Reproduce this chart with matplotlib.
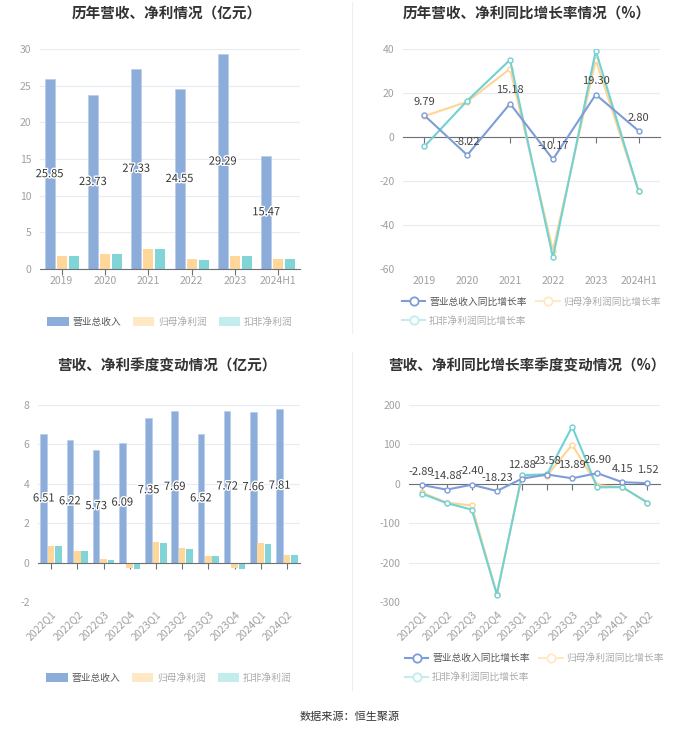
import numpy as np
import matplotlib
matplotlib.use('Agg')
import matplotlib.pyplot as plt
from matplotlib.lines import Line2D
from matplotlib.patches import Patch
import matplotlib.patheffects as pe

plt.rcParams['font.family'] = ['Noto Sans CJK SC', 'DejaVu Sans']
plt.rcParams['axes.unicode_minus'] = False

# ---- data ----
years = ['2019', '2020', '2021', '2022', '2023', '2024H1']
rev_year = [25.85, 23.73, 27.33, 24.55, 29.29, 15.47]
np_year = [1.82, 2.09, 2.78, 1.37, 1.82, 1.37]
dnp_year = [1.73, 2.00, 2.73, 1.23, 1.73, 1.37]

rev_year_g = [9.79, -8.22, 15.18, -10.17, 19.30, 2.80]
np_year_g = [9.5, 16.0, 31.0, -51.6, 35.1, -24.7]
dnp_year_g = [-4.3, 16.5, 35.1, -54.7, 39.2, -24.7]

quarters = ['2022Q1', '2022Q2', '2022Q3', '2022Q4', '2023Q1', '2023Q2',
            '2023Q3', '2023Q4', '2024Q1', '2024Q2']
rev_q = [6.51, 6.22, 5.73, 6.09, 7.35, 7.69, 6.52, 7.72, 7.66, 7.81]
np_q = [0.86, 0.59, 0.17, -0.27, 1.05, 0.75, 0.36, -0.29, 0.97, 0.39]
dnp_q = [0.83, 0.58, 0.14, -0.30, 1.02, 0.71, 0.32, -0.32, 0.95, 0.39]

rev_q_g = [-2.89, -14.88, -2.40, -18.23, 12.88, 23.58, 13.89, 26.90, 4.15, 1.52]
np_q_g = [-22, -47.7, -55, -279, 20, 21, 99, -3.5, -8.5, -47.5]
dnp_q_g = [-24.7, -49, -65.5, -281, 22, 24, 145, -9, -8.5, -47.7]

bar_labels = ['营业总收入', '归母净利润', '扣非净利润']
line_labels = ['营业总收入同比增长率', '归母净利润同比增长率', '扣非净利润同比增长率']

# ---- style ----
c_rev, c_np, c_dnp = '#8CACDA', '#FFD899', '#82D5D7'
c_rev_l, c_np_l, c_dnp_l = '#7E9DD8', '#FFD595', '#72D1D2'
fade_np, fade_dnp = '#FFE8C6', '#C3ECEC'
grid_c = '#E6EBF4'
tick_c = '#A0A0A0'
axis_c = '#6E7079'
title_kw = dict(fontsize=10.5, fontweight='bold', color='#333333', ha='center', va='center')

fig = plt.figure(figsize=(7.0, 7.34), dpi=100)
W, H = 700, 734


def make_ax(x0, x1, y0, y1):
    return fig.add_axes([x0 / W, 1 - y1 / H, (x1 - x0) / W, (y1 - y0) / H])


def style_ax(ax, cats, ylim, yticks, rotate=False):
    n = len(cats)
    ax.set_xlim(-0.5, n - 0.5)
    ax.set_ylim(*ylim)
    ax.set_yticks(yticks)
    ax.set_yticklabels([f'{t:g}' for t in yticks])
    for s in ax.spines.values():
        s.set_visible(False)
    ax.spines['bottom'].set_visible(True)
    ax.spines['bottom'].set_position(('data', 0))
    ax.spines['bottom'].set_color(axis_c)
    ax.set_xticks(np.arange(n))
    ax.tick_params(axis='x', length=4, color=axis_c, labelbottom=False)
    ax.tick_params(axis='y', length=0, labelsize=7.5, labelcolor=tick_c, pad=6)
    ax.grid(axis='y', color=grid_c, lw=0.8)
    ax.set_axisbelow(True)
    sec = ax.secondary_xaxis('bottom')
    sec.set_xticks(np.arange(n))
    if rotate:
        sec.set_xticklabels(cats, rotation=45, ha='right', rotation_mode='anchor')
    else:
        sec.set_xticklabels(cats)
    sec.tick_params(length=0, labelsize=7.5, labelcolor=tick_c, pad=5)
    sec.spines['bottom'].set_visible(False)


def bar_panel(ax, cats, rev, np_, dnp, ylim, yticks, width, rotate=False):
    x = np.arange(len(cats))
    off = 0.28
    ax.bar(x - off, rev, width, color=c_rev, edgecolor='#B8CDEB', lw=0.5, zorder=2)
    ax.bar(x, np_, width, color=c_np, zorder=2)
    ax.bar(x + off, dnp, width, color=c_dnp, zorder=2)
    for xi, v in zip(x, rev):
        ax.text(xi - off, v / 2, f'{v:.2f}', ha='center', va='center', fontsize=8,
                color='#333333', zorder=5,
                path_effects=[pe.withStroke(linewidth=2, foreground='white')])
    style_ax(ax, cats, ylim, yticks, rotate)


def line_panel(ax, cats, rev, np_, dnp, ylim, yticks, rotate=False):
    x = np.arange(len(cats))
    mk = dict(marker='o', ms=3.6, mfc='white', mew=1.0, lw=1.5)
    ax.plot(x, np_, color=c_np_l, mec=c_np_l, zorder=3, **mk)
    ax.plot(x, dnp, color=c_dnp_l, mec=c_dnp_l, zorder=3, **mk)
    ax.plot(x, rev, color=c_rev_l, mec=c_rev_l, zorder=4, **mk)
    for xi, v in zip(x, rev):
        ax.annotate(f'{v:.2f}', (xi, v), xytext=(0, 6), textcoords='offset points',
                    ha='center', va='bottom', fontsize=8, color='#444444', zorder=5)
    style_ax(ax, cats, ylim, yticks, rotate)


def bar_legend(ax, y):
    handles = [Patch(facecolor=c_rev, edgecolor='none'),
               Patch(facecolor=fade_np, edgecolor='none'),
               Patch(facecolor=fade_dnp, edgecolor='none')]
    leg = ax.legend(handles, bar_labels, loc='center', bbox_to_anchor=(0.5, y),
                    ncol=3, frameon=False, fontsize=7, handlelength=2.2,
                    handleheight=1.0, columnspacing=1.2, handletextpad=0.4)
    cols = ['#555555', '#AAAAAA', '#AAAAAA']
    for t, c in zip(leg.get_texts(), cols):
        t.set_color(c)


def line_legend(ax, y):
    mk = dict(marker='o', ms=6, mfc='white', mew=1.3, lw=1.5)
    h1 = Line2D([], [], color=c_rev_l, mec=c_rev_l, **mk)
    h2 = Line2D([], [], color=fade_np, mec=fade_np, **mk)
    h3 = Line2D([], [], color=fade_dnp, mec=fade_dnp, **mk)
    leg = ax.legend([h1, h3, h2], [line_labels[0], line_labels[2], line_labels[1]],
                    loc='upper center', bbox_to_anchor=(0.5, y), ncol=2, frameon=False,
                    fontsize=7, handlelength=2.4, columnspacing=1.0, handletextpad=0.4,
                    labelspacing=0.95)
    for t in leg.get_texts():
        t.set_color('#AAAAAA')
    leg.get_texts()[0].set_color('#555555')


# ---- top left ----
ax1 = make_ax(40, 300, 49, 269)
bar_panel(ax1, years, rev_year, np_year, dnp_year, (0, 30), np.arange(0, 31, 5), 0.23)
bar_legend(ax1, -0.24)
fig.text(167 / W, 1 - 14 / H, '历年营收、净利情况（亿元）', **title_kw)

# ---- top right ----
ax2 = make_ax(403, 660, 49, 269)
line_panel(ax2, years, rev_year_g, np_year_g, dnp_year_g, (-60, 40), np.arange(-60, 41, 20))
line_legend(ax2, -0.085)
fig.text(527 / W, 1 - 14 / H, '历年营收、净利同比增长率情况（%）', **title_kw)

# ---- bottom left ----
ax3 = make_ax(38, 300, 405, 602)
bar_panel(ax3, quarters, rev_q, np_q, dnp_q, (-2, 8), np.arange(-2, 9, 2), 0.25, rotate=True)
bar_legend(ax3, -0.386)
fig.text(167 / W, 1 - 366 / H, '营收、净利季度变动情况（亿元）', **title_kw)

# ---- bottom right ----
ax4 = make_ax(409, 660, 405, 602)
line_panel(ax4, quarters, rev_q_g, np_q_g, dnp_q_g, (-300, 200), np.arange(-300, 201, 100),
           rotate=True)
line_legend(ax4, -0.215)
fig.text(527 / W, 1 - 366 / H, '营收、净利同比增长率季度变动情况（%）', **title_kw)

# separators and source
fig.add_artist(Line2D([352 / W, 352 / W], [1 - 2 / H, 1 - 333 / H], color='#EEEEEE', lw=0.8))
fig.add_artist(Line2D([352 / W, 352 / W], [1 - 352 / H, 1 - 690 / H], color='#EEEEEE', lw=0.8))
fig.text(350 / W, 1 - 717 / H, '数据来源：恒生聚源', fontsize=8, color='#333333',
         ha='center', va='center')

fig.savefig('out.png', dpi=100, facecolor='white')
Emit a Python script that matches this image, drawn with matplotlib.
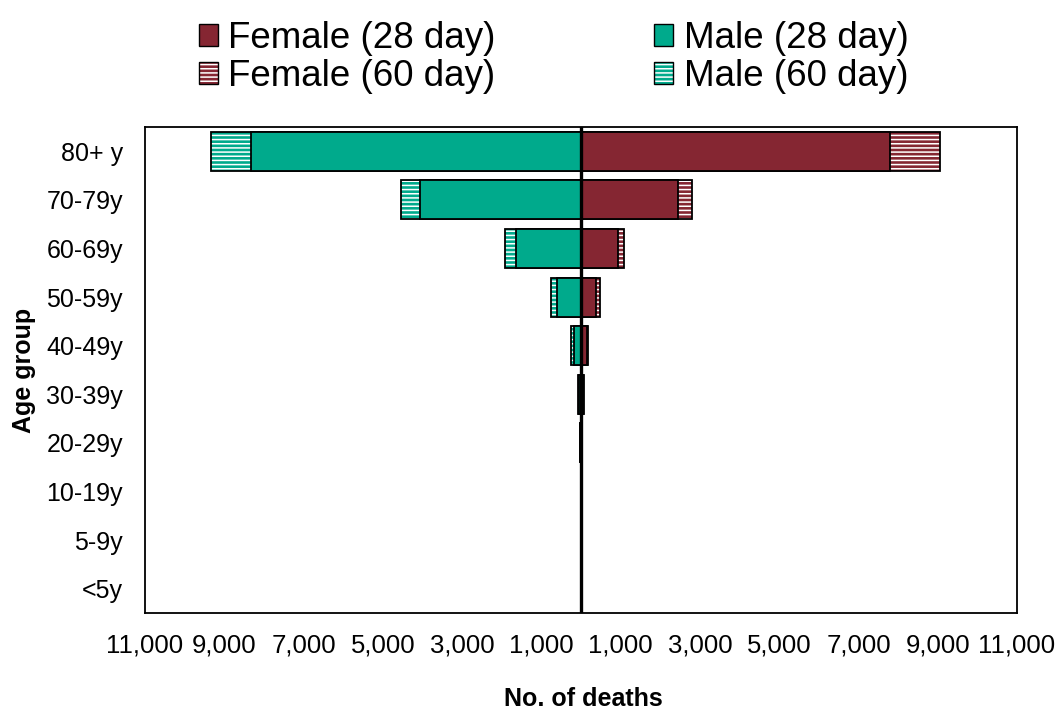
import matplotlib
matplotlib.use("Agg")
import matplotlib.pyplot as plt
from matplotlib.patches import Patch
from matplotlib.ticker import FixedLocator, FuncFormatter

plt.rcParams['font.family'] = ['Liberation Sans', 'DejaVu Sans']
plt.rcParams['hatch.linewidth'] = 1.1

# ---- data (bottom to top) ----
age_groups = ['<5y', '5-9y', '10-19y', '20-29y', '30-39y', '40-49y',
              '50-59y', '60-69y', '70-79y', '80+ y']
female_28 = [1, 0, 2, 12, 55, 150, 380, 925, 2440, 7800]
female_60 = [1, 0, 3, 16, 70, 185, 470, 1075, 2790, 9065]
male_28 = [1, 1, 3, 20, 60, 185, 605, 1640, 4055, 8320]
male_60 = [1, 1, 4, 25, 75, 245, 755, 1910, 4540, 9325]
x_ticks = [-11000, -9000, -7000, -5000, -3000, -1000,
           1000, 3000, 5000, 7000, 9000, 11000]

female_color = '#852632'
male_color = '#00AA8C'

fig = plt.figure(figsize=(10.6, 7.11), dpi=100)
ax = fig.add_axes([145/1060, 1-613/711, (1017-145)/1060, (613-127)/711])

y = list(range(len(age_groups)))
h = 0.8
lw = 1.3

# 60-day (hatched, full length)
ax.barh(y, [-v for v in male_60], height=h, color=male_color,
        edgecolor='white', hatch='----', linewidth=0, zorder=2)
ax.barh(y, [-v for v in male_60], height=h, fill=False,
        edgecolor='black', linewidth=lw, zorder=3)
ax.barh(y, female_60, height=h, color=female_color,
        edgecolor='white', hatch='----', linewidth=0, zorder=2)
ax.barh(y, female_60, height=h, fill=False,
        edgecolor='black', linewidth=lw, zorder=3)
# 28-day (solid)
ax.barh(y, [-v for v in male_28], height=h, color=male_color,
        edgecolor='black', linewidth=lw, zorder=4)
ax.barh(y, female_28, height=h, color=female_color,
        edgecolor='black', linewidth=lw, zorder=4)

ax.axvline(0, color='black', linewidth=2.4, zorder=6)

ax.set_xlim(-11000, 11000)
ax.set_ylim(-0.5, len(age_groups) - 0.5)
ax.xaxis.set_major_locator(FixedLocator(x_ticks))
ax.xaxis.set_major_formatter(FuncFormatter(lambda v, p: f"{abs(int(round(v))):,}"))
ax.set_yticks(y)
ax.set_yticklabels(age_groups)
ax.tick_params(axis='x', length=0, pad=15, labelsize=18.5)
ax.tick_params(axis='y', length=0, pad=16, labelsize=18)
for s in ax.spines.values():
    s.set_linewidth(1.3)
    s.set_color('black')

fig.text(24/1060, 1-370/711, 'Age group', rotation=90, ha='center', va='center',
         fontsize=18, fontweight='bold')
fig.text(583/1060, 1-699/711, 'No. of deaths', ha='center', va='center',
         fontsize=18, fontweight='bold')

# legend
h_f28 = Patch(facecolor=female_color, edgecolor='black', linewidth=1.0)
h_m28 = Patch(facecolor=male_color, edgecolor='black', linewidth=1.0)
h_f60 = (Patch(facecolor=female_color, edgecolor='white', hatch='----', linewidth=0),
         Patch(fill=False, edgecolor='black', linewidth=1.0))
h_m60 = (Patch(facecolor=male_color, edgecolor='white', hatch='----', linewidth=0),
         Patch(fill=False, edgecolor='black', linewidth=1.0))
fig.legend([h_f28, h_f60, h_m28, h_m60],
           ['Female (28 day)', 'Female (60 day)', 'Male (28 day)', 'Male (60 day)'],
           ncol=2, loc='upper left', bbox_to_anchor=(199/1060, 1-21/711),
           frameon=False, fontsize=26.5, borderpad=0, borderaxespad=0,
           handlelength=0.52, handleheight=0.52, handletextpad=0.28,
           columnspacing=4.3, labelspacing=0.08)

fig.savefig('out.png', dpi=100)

--

[Requirement]
Skip the pictures and restate exactly the lines from the beginning of the listing to the line with "plt.rcParams['axes.unicode_minus'] = False", that line included.

[Response to the task]
Reproduce this chart with matplotlib.
import numpy as np
import matplotlib
matplotlib.use('Agg')
import matplotlib.pyplot as plt
from matplotlib.lines import Line2D
from matplotlib.patches import Patch
import matplotlib.patheffects as pe

plt.rcParams['font.family'] = ['Noto Sans CJK SC', 'DejaVu Sans']
plt.rcParams['axes.unicode_minus'] = False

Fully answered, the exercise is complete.